Australian airline Qantas remained grounded for a second day Sunday, leaving tens of thousands of stranded passengers worldwide awaiting an independent watchdog's decision in the labor dispute.
The cancellations affected more than 600 flights and 70,000 passengers, Qantas said.
At Sydney airport, columns of "canceled" illuminated the departure board. Throngs of weary passengers crowded the help desk to rebook with other airlines as suitcases lay scattered all over the floor.
"It makes me wonder whether I would book with Qantas again," said Isabelle Storer, who was stuck at the airport with her husband after a visit to the United States.
Their connection to Adelaide was canceled, leaving her frustrated because her husband needed medical treatment, she said.
Passenger Ron Fuller waited at the airport, albeit more optimistic.

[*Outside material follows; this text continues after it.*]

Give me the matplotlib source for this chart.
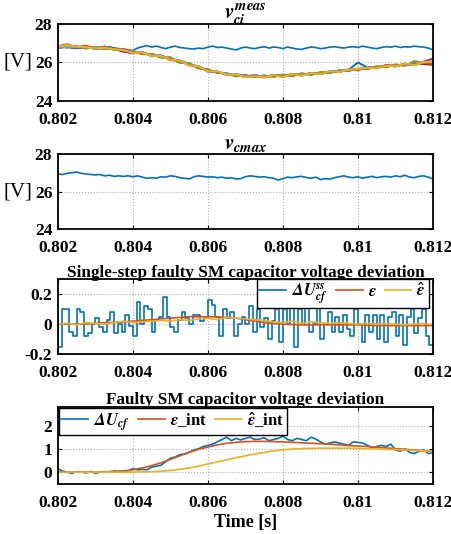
import numpy as np
import matplotlib
matplotlib.use('Agg')
import matplotlib.pyplot as plt

# ---- data ----
# faulty SM capacitor voltage (upper blue line, panel 1)
v_fault = [26.80, 26.78, 26.82, 26.75, 26.80, 26.78, 26.83, 26.80, 26.76, 26.80,
           26.78, 26.82, 26.75, 26.72, 26.70, 26.65, 26.62, 26.75, 26.82, 26.88,
           26.80, 26.85, 26.78, 26.72, 26.80, 26.85, 26.78, 26.75, 26.72, 26.70,
           26.75, 26.72, 26.80, 26.85, 26.78, 26.80, 26.75, 26.70, 26.65, 26.75,
           26.80, 26.75, 26.72, 26.78, 26.82, 26.75, 26.80, 26.78, 26.72, 26.80,
           26.75, 26.70, 26.68, 26.75, 26.80, 26.78, 26.72, 26.75, 26.80, 26.82,
           26.78, 26.75, 26.80, 26.82, 26.78, 26.85, 26.80, 26.75, 26.72, 26.78,
           26.82, 26.80, 26.85, 26.78, 26.82, 26.80, 26.85, 26.82, 26.80, 26.75, 26.65]

# healthy SM capacitor voltages (cluster, panel 1)
v_orange = [26.85, 26.95, 26.80, 26.88, 26.72, 26.82, 26.66, 26.70, 26.52, 26.50, 26.36,
            26.34, 26.16, 26.08, 25.86, 25.80, 25.56, 25.52, 25.36, 25.36, 25.26, 25.30,
            25.24, 25.34, 25.28, 25.40, 25.34, 25.44, 25.42, 25.54, 25.50, 25.64, 25.60,
            25.74, 25.72, 25.86, 25.82, 25.92, 25.88, 26.00, 25.92]
v_purple = [26.76, 26.84, 26.74, 26.82, 26.72, 26.74, 26.70, 26.56, 26.48, 26.54, 26.32,
            26.36, 26.12, 26.10, 25.92, 25.76, 25.58, 25.50, 25.38, 25.38, 25.24, 25.34,
            25.22, 25.36, 25.26, 25.40, 25.32, 25.46, 25.40, 25.52, 25.52, 25.62, 25.62,
            25.74, 25.70, 25.86, 25.80, 25.94, 25.86, 26.04, 26.20]
v_green = [26.82, 26.78, 26.86, 26.72, 26.82, 26.70, 26.72, 26.62, 26.60, 26.42, 26.46,
           26.24, 26.28, 25.98, 25.98, 25.72, 25.62, 25.48, 25.42, 25.30, 25.30, 25.26,
           25.32, 25.24, 25.38, 25.30, 25.44, 25.36, 25.50, 25.46, 25.58, 25.58, 25.68,
           25.68, 25.80, 25.76, 25.90, 25.84, 26.08, 25.96, 26.06]
v_cyan = [26.78, 26.84, 26.78, 26.82, 26.70, 26.84, 26.68, 26.70, 26.52, 26.54, 26.36,
          26.32, 26.18, 26.10, 25.86, 25.82, 25.56, 25.54, 25.41, 25.39, 25.28, 25.34,
          25.26, 25.34, 25.26, 25.40, 25.34, 25.44, 25.42, 25.54, 25.52, 25.64, 25.62,
          25.74, 25.70, 25.84, 25.82, 25.90, 25.90, 26.00, 25.98]
v_dred = [26.84, 26.78, 26.84, 26.74, 26.80, 26.70, 26.74, 26.60, 26.58, 26.44, 26.44,
          26.26, 26.24, 26.00, 25.94, 25.70, 25.64, 25.46, 25.44, 25.28, 25.34, 25.24,
          25.32, 25.26, 25.36, 25.30, 25.42, 25.36, 25.48, 25.46, 25.59, 25.56, 25.68,
          25.66, 25.79, 25.76, 25.88, 25.84, 25.96, 25.92, 25.88]
v_blue2 = [26.76, 26.84, 26.74, 26.84, 26.70, 26.80, 26.66, 26.70, 26.48, 26.54, 26.36,
           26.36, 26.16, 26.10, 25.86, 25.80, 25.52, 25.52, 25.38, 25.40, 25.28, 25.34,
           25.24, 25.34, 25.30, 25.38, 25.34, 25.46, 25.40, 25.54, 25.52, 25.62, 26.00,
           25.74, 25.72, 25.84, 25.80, 25.92, 25.88, 26.00, 25.96]
v_yellow = [26.84, 26.90, 26.82, 26.80, 26.74, 26.76, 26.68, 26.64, 26.50, 26.52, 26.34,
            26.34, 26.14, 26.10, 25.84, 25.80, 25.54, 25.54, 25.36, 25.37, 25.24, 25.28,
            25.22, 25.34, 25.24, 25.40, 25.32, 25.45, 25.40, 25.55, 25.50, 25.62, 25.66,
            25.72, 25.70, 25.82, 25.80, 25.94, 25.86, 26.02, 26.06]

# max capacitor voltage (panel 2)
v_cmax = [26.95, 26.92, 26.98, 27.02, 27.05, 26.98, 26.95, 26.92, 26.90, 26.92,
          26.85, 26.88, 26.82, 26.85, 26.82, 26.85, 26.80, 26.85, 26.78, 26.72,
          26.75, 26.72, 26.80, 26.78, 26.85, 26.82, 26.75, 26.72, 26.68, 26.80,
          26.85, 26.82, 26.78, 26.80, 26.75, 26.78, 26.72, 26.75, 26.68, 26.70,
          26.80, 26.85, 26.82, 26.78, 26.80, 26.75, 26.72, 26.62, 26.70, 26.78,
          26.75, 26.80, 26.82, 26.76, 26.72, 26.78, 26.65, 26.70, 26.68, 26.75,
          26.80, 26.85, 26.78, 26.75, 26.80, 26.72, 26.78, 26.82, 26.75, 26.80,
          26.82, 26.78, 26.85, 26.80, 26.88, 26.78, 26.75, 26.82, 26.85, 26.78, 26.68]

# single-step deviation (panel 3), one value per 0.1 ms step
du_ss = [-0.15, 0.10, 0.10, -0.05, -0.08, 0.10, 0.08, -0.08, -0.06, 0.00,
         0.04, -0.02, -0.05, 0.03, 0.08, -0.06, 0.00, -0.05, 0.06, -0.01,
         -0.08, 0.15, 0.00, 0.12, 0.10, -0.05, 0.03, 0.05, 0.18, 0.05,
         -0.02, -0.05, 0.03, 0.08, 0.04, 0.00, 0.06, 0.06, 0.02, 0.05,
         0.16, 0.13, 0.05, -0.08, 0.10, 0.04, 0.08, -0.08, 0.00, 0.05,
         0.00, 0.12, -0.05, 0.10, -0.02, 0.04, -0.10, 0.02, 0.10, -0.12,
         0.10, 0.00, 0.12, -0.15, 0.10, 0.00, 0.15, -0.05, 0.00, 0.12,
         -0.10, 0.00, 0.08, -0.05, 0.05, -0.05, 0.06, -0.03, -0.08, 0.10,
         0.00, -0.12, 0.06, -0.05, 0.06, -0.10, 0.06, -0.12, 0.05, 0.08,
         -0.08, 0.06, -0.14, 0.05, 0.10, -0.06, 0.04, 0.10, -0.08, -0.14]
eps = [0.00, 0.00, 0.00, 0.00, 0.005, 0.01, 0.012, 0.015, 0.02, 0.025, 0.03,
       0.035, 0.04, 0.045, 0.05, 0.05, 0.05, 0.048, 0.045, 0.04, 0.03, 0.02,
       0.01, 0.005, 0.0, -0.003, -0.005, -0.005, -0.005, -0.005, -0.005, -0.005,
       -0.005, -0.008, -0.01, -0.01, -0.01, -0.01, -0.01, -0.01, -0.01]
eps_hat = [0.0, 0.005, -0.005, 0.01, 0.005, 0.0, 0.01, 0.02, 0.01, 0.015, 0.02,
           0.025, 0.02, 0.03, 0.025, 0.035, 0.04, 0.03, 0.045, 0.04, 0.035, 0.03,
           0.025, 0.015, 0.01, 0.02, 0.005, 0.015, 0.01, 0.005, 0.01, 0.005, 0.0,
           0.005, 0.0, 0.005, 0.0, -0.005, 0.0, 0.005, -0.005]

# integrated deviation (panel 4)
du_cf = [0.15, 0.05, 0.00, -0.05, 0.02, 0.00, -0.03, 0.03, -0.05, 0.00,
         0.02, 0.00, 0.05, 0.02, 0.00, 0.05, 0.15, 0.10, 0.12, 0.10,
         0.22, 0.25, 0.30, 0.45, 0.60, 0.65, 0.75, 0.78, 0.85, 0.95,
         1.00, 1.10, 1.15, 1.20, 1.30, 1.40, 1.50, 1.35, 1.45, 1.38,
         1.45, 1.50, 1.40, 1.42, 1.48, 1.35, 1.40, 1.45, 1.55, 1.40,
         1.35, 1.45, 1.40, 1.35, 1.50, 1.42, 1.30, 1.20, 1.25, 1.30,
         1.25, 1.20, 1.15, 1.30, 1.28, 1.25, 1.15, 1.05, 1.10, 1.15,
         1.10, 1.20, 0.95, 0.90, 1.00, 0.85, 0.80, 0.90, 0.95, 0.80, 0.85]
eps_int = [0, 0, 0, 0, 0, 0.01, 0.03, 0.06, 0.1, 0.18, 0.28, 0.4, 0.55, 0.7, 0.85,
           0.98, 1.08, 1.17, 1.24, 1.28, 1.31, 1.32, 1.32, 1.31, 1.3, 1.28, 1.26,
           1.24, 1.22, 1.2, 1.17, 1.14, 1.12, 1.1, 1.07, 1.04, 1.01, 0.98, 0.95, 0.92, 0.9]
eps_hat_int = [0, 0, 0, 0, 0, 0, 0, 0, 0.005, 0.01, 0.02, 0.04, 0.07, 0.12, 0.18,
               0.26, 0.35, 0.44, 0.53, 0.62, 0.70, 0.78, 0.85, 0.91, 0.96, 0.99,
               1.01, 1.02, 1.03, 1.03, 1.03, 1.03, 1.02, 1.01, 1.0, 0.98, 0.97,
               0.95, 0.93, 0.91, 0.88]

xticks = [0.802, 0.804, 0.806, 0.808, 0.81, 0.812]
xticklabels = ['0.802', '0.804', '0.806', '0.808', '0.81', '0.812']

C_BLUE = '#0072BD'
C_ORANGE = '#D95319'
C_YELLOW = '#EDB120'
C_PURPLE = '#7E2F8E'
C_GREEN = '#77AC30'
C_CYAN = '#4DBEEE'
C_DRED = '#A2142F'

plt.rcParams['font.family'] = ['Liberation Serif', 'DejaVu Serif']
plt.rcParams['font.weight'] = 'bold'
plt.rcParams['font.size'] = 12
plt.rcParams['mathtext.fontset'] = 'stix'


def t(arr):
    return np.linspace(0.802, 0.812, len(arr))


def style(ax, ylim, yticks):
    ax.set_xlim(0.802, 0.812)
    ax.set_ylim(*ylim)
    ax.set_xticks(xticks)
    ax.set_xticklabels(xticklabels)
    ax.set_yticks(yticks)
    ax.grid(True, linestyle=':', color='#b0b0b0', linewidth=0.8)
    ax.tick_params(axis='x', direction='in', length=3, width=0.8, top=True,
                   labelsize=12.5, pad=8)
    ax.tick_params(axis='y', direction='in', length=3, width=0.8, right=True,
                   labelsize=12.5, pad=4)
    for sp in ax.spines.values():
        sp.set_linewidth(1.3)
    for lab in ax.get_xticklabels() + ax.get_yticklabels():
        lab.set_fontweight('bold')


fig = plt.figure(figsize=(4.52, 5.34), dpi=100)
L, W = 0.128, 0.830
ax1 = fig.add_axes([L, 0.811, W, 0.144])
ax2 = fig.add_axes([L, 0.571, W, 0.140])
ax3 = fig.add_axes([L, 0.337, W, 0.140])
ax4 = fig.add_axes([L, 0.094, W, 0.144])

# panel 1
lw = 1.2
ax1.plot(t(v_fault), v_fault, color=C_BLUE, lw=lw)
for arr, c in [(v_blue2, C_BLUE), (v_dred, C_DRED), (v_purple, C_PURPLE),
               (v_green, C_GREEN), (v_cyan, C_CYAN), (v_orange, C_ORANGE),
               (v_yellow, C_YELLOW)]:
    ax1.plot(t(arr), arr, color=c, lw=1.4)
style(ax1, (24, 28), [24, 26, 28])
ax1.set_title(r'$v_{ci}^{meas}$', fontsize=15, pad=4)
ax1.set_ylabel('[V]', rotation=0, fontsize=15, fontweight='normal', labelpad=12, va='center')

# panel 2
ax2.plot(t(v_cmax), v_cmax, color=C_BLUE, lw=lw)
style(ax2, (24, 28), [24, 26, 28])
ax2.set_title(r'$v_{cmax}$', fontsize=15, pad=4)
ax2.set_ylabel('[V]', rotation=0, fontsize=15, fontweight='normal', labelpad=12, va='center')

# panel 3
x_ss = np.linspace(0.802, 0.812, len(du_ss) + 1)
ax3.step(x_ss, du_ss + [du_ss[-1]], where='post', color=C_BLUE, lw=lw,
         label=r'$\mathbfit{\Delta U_{cf}^{ss}}$')
ax3.plot(t(eps), eps, color=C_ORANGE, lw=lw, label=r'$\mathbfit{\epsilon}$')
ax3.plot(t(eps_hat), eps_hat, color=C_YELLOW, lw=lw, label=r'$\hat{\mathbfit{\epsilon}}$')
style(ax3, (-0.2, 0.3), [-0.2, 0, 0.2])
ax3.set_yticklabels(['-0.2', '0', '0.2'])
ax3.set_title('Single-step faulty SM capacitor voltage deviation', fontsize=12.3,
              fontweight='bold', pad=2)
leg3 = ax3.legend(loc='upper right', bbox_to_anchor=(0.988, 1.01), ncol=3, fontsize=12,
                  borderaxespad=0, handlelength=1.6, handletextpad=0.3,
                  columnspacing=0.5, borderpad=0.15, fancybox=False,
                  framealpha=1, edgecolor='black')
leg3.get_frame().set_linewidth(1.0)

# panel 4
ax4.plot(t(du_cf), du_cf, color=C_BLUE, lw=lw, label=r'$\mathbfit{\Delta U_{cf}}$')
ax4.plot(t(eps_int), eps_int, color=C_ORANGE, lw=lw, label=r'$\mathbfit{\epsilon}$_int')
ax4.plot(t(eps_hat_int), eps_hat_int, color=C_YELLOW, lw=lw,
         label=r'$\hat{\mathbfit{\epsilon}}$_int')
style(ax4, (-0.5, 2.8), [0, 1, 2])
ax4.set_title('Faulty SM capacitor voltage deviation', fontsize=12.3,
              fontweight='bold', pad=2)
ax4.set_xlabel('Time [s]', fontsize=13, fontweight='bold', labelpad=2)
leg4 = ax4.legend(loc='upper left', ncol=3, fontsize=12, borderaxespad=0.05,
                  handlelength=1.6, handletextpad=0.3, columnspacing=0.5,
                  borderpad=0.15, fancybox=False, framealpha=1, edgecolor='black')
leg4.get_frame().set_linewidth(1.0)

fig.savefig('out.png', dpi=100)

"For a month or two, everyone will be anti-Qantas, there's no doubt about that," Fuller said. "But emotion probably gets in the way sometimes."
In a statement, Qantas pilots slammed the airline's chief executive for grounding the entire fleet, saying it is unfair to passengers, shareholders and workers.
"Alan Joyce obviously thinks Qantas is his personal plaything to use in his high-stakes game against pilots and other workers," said Richard Woodward, the president of the Australian and International Pilots Association.